Pakar Hukum Pidana, Dr. Anwar Husin, S.H, M.M, ketika berbincang-bincang di sebuah hotel di Jakarta Selatan, Minggu malam (14/02), menilai, Kejaksaan sebagai salah satu lembaga penegak hukum memiliki peran yang sangat penting dan vital, untuk pulihkan rasa keadilan di masyarakat.
Posisi jaksa sebagai profesi hukum merupakan penguasa hukum yang bisa ‘menggunakan’ hukum, baik itu untuk menegakkan hukum maupun untuk kepentingan lain. Kejaksaan merupakan lembaga pemerintah yang melaksanakan kekuasaan negara di bidang penuntutan serta kewenangan lain berdasarkan undang-undang.

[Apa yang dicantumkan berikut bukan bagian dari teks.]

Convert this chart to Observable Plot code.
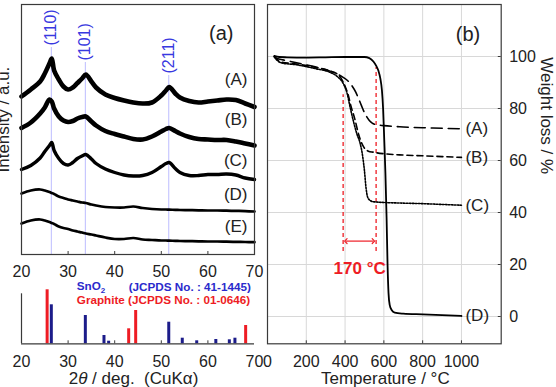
<!DOCTYPE html>
<html>
<head>
<meta charset="utf-8">
<script src="https://cdn.jsdelivr.net/npm/d3@7"></script>
<script src="https://cdn.jsdelivr.net/npm/@observablehq/plot@0.6"></script>
<style>
  body { margin: 0; background: #fff; }
  #fig { position: relative; width: 556px; height: 387px; overflow: hidden; background: #fff; }
  #fig svg { position: absolute; overflow: visible; background: transparent; }
</style>
</head>
<body>
<div id="fig"></div>
<script>
// ---------- (a) XRD patterns ----------
const twoTheta = [20, 22, 24, 25, 26, 26.5, 27, 28, 29, 30, 31, 32, 33, 33.8, 35, 36, 38, 40, 42, 44,
                  46, 48, 50, 51, 51.7, 53, 54, 56, 58, 60, 62, 64, 66, 68, 70];
const xrdA = [158, 165, 173, 181, 191, 196, 184, 175, 168, 165, 167, 171.5, 176, 180, 173, 167, 160, 156.5, 154, 152,
              151, 152, 159, 164, 167.5, 161, 157, 153.5, 152, 153, 154, 155, 154.5, 151, 147.5];
const xrdB = [126.5, 132, 141, 147, 155, 153, 146, 138, 134, 132.5, 133.5, 136, 137.5, 138, 133, 129, 123.5, 120.5, 118, 115.5,
              115, 118, 123, 125.5, 126.5, 123.5, 121, 117.5, 115.5, 115, 114.5, 114.5, 113, 111, 109];
const xrdC = [85, 89, 96.5, 103, 109, 112, 104, 96, 91, 89.5, 92, 96, 98.5, 100, 95.5, 91, 85.5, 82, 79.5, 78.5,
              79, 82, 88, 91, 92, 86, 82, 79, 79, 80, 80, 80.5, 79.5, 76.5, 75];
const xrdD = [61, 64, 65, 64, 62.5, 61.5, 60.5, 58, 56.5, 55, 54, 53, 52, 51.5, 50, 49, 47.5, 47, 47, 48,
              46.5, 45.5, 45, 45, 44.8, 44.7, 44.5, 44.4, 44.2, 44, 44, 43.8, 43.6, 43.4, 43];
const xrdE = [31, 34, 35, 34, 32.5, 31.5, 30.5, 28, 26.5, 25.5, 24, 23, 22, 21, 20, 19, 17, 15.5, 15.5, 16.5,
              15, 14.5, 14, 14, 13.8, 13.7, 13.5, 13.4, 13.2, 13, 13, 12.8, 12.6, 12.5, 12.3];
const sampleNames = ["(A)", "(B)", "(C)", "(D)", "(E)"];

// SnO2 reflections marked on the patterns
const hklIndex = ["(110)", "(101)", "(211)"];
const hklAngle = [26.4, 33.7, 51.6];

// Reference patterns
const sno2Angle = [26.4, 33.7, 37.7, 38.7, 51.6, 54.5, 57.6, 61.7, 64.6, 65.8];
const sno2Height = [39, 28.3, 8.3, 2.6, 21.6, 5.6, 3, 4.3, 4, 5.6];
const graphiteAngle = [25.5, 43.0, 44.5, 68.1];
const graphiteHeight = [54, 15, 33.3, 18.3];
const xrdTicks = [20, 30, 40, 50, 60, 70];

// ---------- (b) TG curves ----------
const tgTempA = [35, 50, 80, 150, 240, 340, 390, 415, 435, 455, 470, 485, 495, 510, 525, 540, 560, 600, 700, 800, 900, 1000];
const tgWtA   = [100, 99.2, 98.7, 97.6, 96.1, 93.9, 92, 90.6, 88.8, 86.3, 83.7, 81, 79.2, 77, 75.4, 74.4, 73.8, 73.4, 72.9, 72.6, 72.4, 72.2];
const tgTempB = [35, 50, 70, 150, 250, 320, 360, 380, 400, 415, 430, 450, 470, 490, 505, 520, 545, 600, 700, 800, 900, 1000];
const tgWtB   = [100, 98.8, 97.9, 97.1, 95.8, 94.5, 93.2, 91.6, 88.5, 85.5, 81, 76, 70, 66, 64.3, 63.6, 63.2, 62.6, 62.1, 61.8, 61.5, 61.2];
const tgTempC = [35, 50, 70, 150, 250, 323, 360, 392, 410, 426, 445, 461, 478, 490, 500, 508, 516, 528, 550, 700, 800, 900, 1000];
const tgWtC   = [99.8, 98.5, 97.6, 96.8, 95.3, 93.9, 92.3, 89.4, 86, 80.5, 74.5, 70.2, 66.5, 62, 56, 49.5, 46, 44.7, 44.1, 43.6, 43.4, 43.1, 42.8];
const tgTempD = [35, 60, 100, 200, 300, 400, 500, 525, 546, 560, 572, 582, 590, 596, 602, 608, 614, 619, 624, 630, 640, 656, 700, 800, 900, 1000];
const tgWtD   = [100.2, 99.8, 99.7, 99.6, 99.7, 99.8, 99.8, 99.4, 98.1, 96.5, 94.5, 91.5, 87, 80, 68, 55, 38, 20, 9, 4.5, 2.5, 1.5, 1.1, 0.8, 0.5, 0.2];
const tgNames = ["(A)", "(B)", "(C)", "(D)"];
const onsetTemp = [390, 560];
const onsetWeight = [85.3, 95.8];
const tempTicks = [0, 200, 400, 600, 800, 1000];
const weightTicks = [0, 20, 40, 60, 80, 100];

// ---------- styles ----------
const FONT = "'Liberation Sans', Arial, Helvetica, sans-serif";
const INK = "#222";
const FRAME = "#3a3a3a";
const RED = "#ee1c24";
const NAVY = "#1c1c8a";
const HKL_BLUE = "#3838e0";
const LEGEND_BLUE = "#2a2acc";
const plain = d => String(d);

const fig = document.getElementById("fig");
function place(svg, left, top) {
  svg.style.left = left + "px";
  svg.style.top = top + "px";
  fig.appendChild(svg);
  return svg;
}
// Rebuild a text node with styled spans (italic symbols, subscripts).
function richText(svg, plainText, parts) {
  const ns = "http://www.w3.org/2000/svg";
  svg.querySelectorAll("text").forEach(t => {
    if (t.textContent === plainText) {
      t.textContent = "";
      for (const [s, attrs] of parts) {
        const ts = document.createElementNS(ns, "tspan");
        ts.textContent = s;
        for (const k in attrs) ts.setAttribute(k, attrs[k]);
        t.appendChild(ts);
      }
    }
  });
}

// ---------- panel (a), patterns ----------
const xrdSeries = [xrdA, xrdB, xrdC, xrdD, xrdE];
const xrdWidths = [4.6, 4.6, 3.4, 2.7, 2.7];
const seriesRows = xrdSeries.map(vals => vals.map((v, i) => ({t: twoTheta[i], v})));
const hklTop = [207, 192, 179];          // where each rule meets its label
const sampleLabelY = [175, 135, 93.7, 59.7, 27.7];

const xrdPlot = Plot.plot({
  width: 270, height: 287,
  marginLeft: 21, marginRight: 16, marginTop: 4, marginBottom: 33,
  x: {domain: [20, 70]},
  y: {domain: [0, 250], axis: null},
  style: {fontFamily: FONT, fontSize: "16px", color: INK, background: "transparent", overflow: "visible"},
  marks: [
    Plot.ruleX(hklAngle, {x: d => d, y1: 0, y2: (d, i) => hklTop[i], stroke: "#bcbcff", strokeWidth: 1}),
    Plot.text(hklIndex, {x: (d, i) => hklAngle[i], y: (d, i) => hklTop[i] + 2, text: d => d,
      rotate: -90, textAnchor: "start", fill: HKL_BLUE, fontSize: 16}),
    ...seriesRows.map((rows, k) => Plot.line(rows, {x: "t", y: "v", curve: "catmull-rom",
      stroke: "#000", strokeWidth: xrdWidths[k], strokeLinejoin: "round"})),
    Plot.text(sampleNames, {y: (d, i) => sampleLabelY[i], text: d => d, frameAnchor: "right",
      dx: -7, textAnchor: "end", fontSize: 17, fill: INK}),
    Plot.text(["(a)"], {text: d => d, frameAnchor: "top-right", dx: -21, dy: 21, fontSize: 20, fill: INK}),
    Plot.text(["Intensity / a.u."], {text: d => d, frameAnchor: "left", dx: -12.5, dy: 43,
      rotate: -90, lineAnchor: "bottom", fontSize: 17, fill: INK}),
    Plot.ruleX(xrdTicks.slice(1, -1), {x: d => d, y1: 0, y2: 3, stroke: FRAME}),
    Plot.frame({stroke: FRAME, strokeWidth: 1.2}),
    Plot.axisX({ticks: xrdTicks, tickFormat: plain, tickSize: 0, tickPadding: 11, label: null, fontSize: 16})
  ]
});
place(xrdPlot, 0, 0);

// ---------- panel (a), reference patterns ----------
const refPlot = Plot.plot({
  width: 270, height: 117,
  marginLeft: 21, marginRight: 16, marginTop: 23.3, marginBottom: 43.7,
  x: {domain: [20, 70]},
  y: {domain: [0, 50], axis: null},
  style: {fontFamily: FONT, fontSize: "16px", color: INK, background: "transparent", overflow: "visible"},
  marks: [
    Plot.ruleX(graphiteAngle, {x: d => d, y1: 0, y2: (d, i) => graphiteHeight[i], stroke: RED, strokeWidth: 3}),
    Plot.ruleX(sno2Angle, {x: d => d, y1: 0, y2: (d, i) => sno2Height[i], stroke: NAVY, strokeWidth: 3}),
    Plot.ruleX([20], {x: d => d, stroke: FRAME, strokeWidth: 1.2}),
    Plot.ruleY([0], {y: d => d, stroke: FRAME, strokeWidth: 1.2}),
    Plot.ruleX(xrdTicks.slice(1, -1), {x: d => d, y1: 0, y2: 3, stroke: FRAME}),
    Plot.text(["SnO2"], {text: d => d, frameAnchor: "top-left", dx: 55.3, dy: -3.8, textAnchor: "start",
      lineAnchor: "bottom", fill: LEGEND_BLUE, fontWeight: "bold", fontSize: 11.7}),
    Plot.text(["(JCPDS No. : 41-1445)"], {text: d => d, frameAnchor: "top-right", dx: -3.7, dy: -3.3,
      textAnchor: "end", lineAnchor: "bottom", fill: LEGEND_BLUE, fontWeight: "bold", fontSize: 11.7}),
    Plot.text(["Graphite (JCPDS No. : 01-0646)"], {text: d => d, frameAnchor: "top-left", dx: 55.3, dy: 10.3,
      textAnchor: "start", lineAnchor: "bottom", fill: RED, fontWeight: "bold", fontSize: 11.7}),
    Plot.axisX({ticks: xrdTicks, tickFormat: plain, tickSize: 0, tickPadding: 12, label: null, fontSize: 16}),
    Plot.text(["2θ / deg.  (CuKα)"], {text: d => d, frameAnchor: "bottom", dx: -4.5, dy: 40,
      lineAnchor: "bottom", fontSize: 17, fill: INK})
  ]
});
richText(refPlot, "SnO2", [["SnO", {}], ["2", {"font-size": "8px", dy: "2.5"}]]);
richText(refPlot, "2θ / deg.  (CuKα)", [["2", {}], ["θ", {"font-style": "italic"}], [" / deg.  (CuKα)", {}]]);
place(refPlot, 0, 270);

// ---------- panel (b), TG curves ----------
const tgSeries = [
  {temp: tgTempA, wt: tgWtA, dash: "11,6", width: 1.6},
  {temp: tgTempB, wt: tgWtB, dash: "6,4", width: 1.6},
  {temp: tgTempC, wt: tgWtC, dash: "1.6,1.4", width: 1.6},
  {temp: tgTempD, wt: tgWtD, dash: null, width: 1.8}
];
const X_MAX = 1205, Y_MIN = -10.5;
const tgPlot = Plot.plot({
  width: 306, height: 387,
  marginLeft: 17, marginRight: 55.3, marginTop: 4, marginBottom: 43.7,
  x: {domain: [0, X_MAX]},
  y: {domain: [Y_MIN, 120]},
  style: {fontFamily: FONT, fontSize: "16px", color: INK, background: "transparent", overflow: "visible"},
  marks: [
    Plot.gridX(tempTicks.slice(1), {stroke: "#d8d8d8", strokeOpacity: 1}),
    Plot.gridY(weightTicks, {stroke: "#d8d8d8", strokeOpacity: 1}),
    Plot.ruleX(onsetTemp, {x: d => d, y1: 25, y2: (d, i) => onsetWeight[i], stroke: RED,
      strokeWidth: 1.3, strokeDasharray: "4,3"}),
    Plot.link([onsetTemp], {x1: d => d[0] + 14, x2: d => d[1] - 14, y1: 29, y2: 29,
      stroke: RED, strokeWidth: 1.2, markerStart: "arrow-reverse", markerEnd: "arrow"}),
    Plot.text([onsetTemp], {x: d => (d[0] + d[1]) / 2, y: 18.5, text: d => `${d[1] - d[0]} °C`,
      fill: RED, fontWeight: "bold", fontSize: 17}),
    ...tgSeries.map(s => Plot.line(s.temp.map((t, i) => ({t, w: s.wt[i]})), {x: "t", y: "w",
      curve: "monotone-x", stroke: "#000", strokeWidth: s.width, strokeDasharray: s.dash})),
    Plot.text(tgSeries, {x: s => s.temp[s.temp.length - 1], y: s => s.wt[s.wt.length - 1],
      text: (s, i) => tgNames[i], dx: 4, textAnchor: "start", fontSize: 17, fill: INK}),
    Plot.text(["(b)"], {text: d => d, frameAnchor: "top-right", dx: -21, dy: 22, fontSize: 20, fill: INK}),
    Plot.ruleX(tempTicks.slice(1), {x: d => d, y1: Y_MIN, y2: Y_MIN + 1.15, stroke: FRAME}),
    Plot.ruleY(weightTicks, {y: d => d, x1: X_MAX - 15, x2: X_MAX, stroke: FRAME}),
    Plot.frame({stroke: FRAME, strokeWidth: 1.2}),
    Plot.axisX({ticks: tempTicks, tickFormat: plain, tickSize: 0, tickPadding: 12, label: null, fontSize: 16}),
    Plot.axisY({ticks: weightTicks, tickFormat: plain, anchor: "right", tickSize: 0, tickPadding: 8, label: null, fontSize: 16}),
    Plot.text(["Temperature / °C"], {text: d => d, frameAnchor: "bottom", dx: 1, dy: 40,
      lineAnchor: "bottom", fontSize: 17, fill: INK}),
    Plot.text(["Weight loss / %"], {text: d => d, frameAnchor: "right", dx: 45, rotate: 90,
      fontSize: 17, fill: INK})
  ]
});
place(tgPlot, 250, 0);
</script>
</body>
</html>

Kejaksaan tambah Pakar Hukum Pidana tersebut memiliki sifat dan karakteristik organisasi yang berbeda dibandingkan dengan instansi/kementerian yang lainnya. Sudah semestinya kata Anwar, jaksa tidak hanya secara formal memenuhi unsur-unsur yang ada dalam perangkat peraturan perundang-undangan, tetapi juga harus melihat melalu hati nurani yang sesungguhnya terjadi di masyarakat.
Berbagai permasalahan yang terjadi di dalam tubuh kejaksaan, lanjut Anwar, salah satu akar masalahnya berawal dari kedudukan lembaga kejaksaan di dalam sistem ketatanegaraan Republik Indonesia. Keinginan untuk menjadikan Kejaksaan sebagai lembaga penegak hukum yang independen telah lama diimpikan.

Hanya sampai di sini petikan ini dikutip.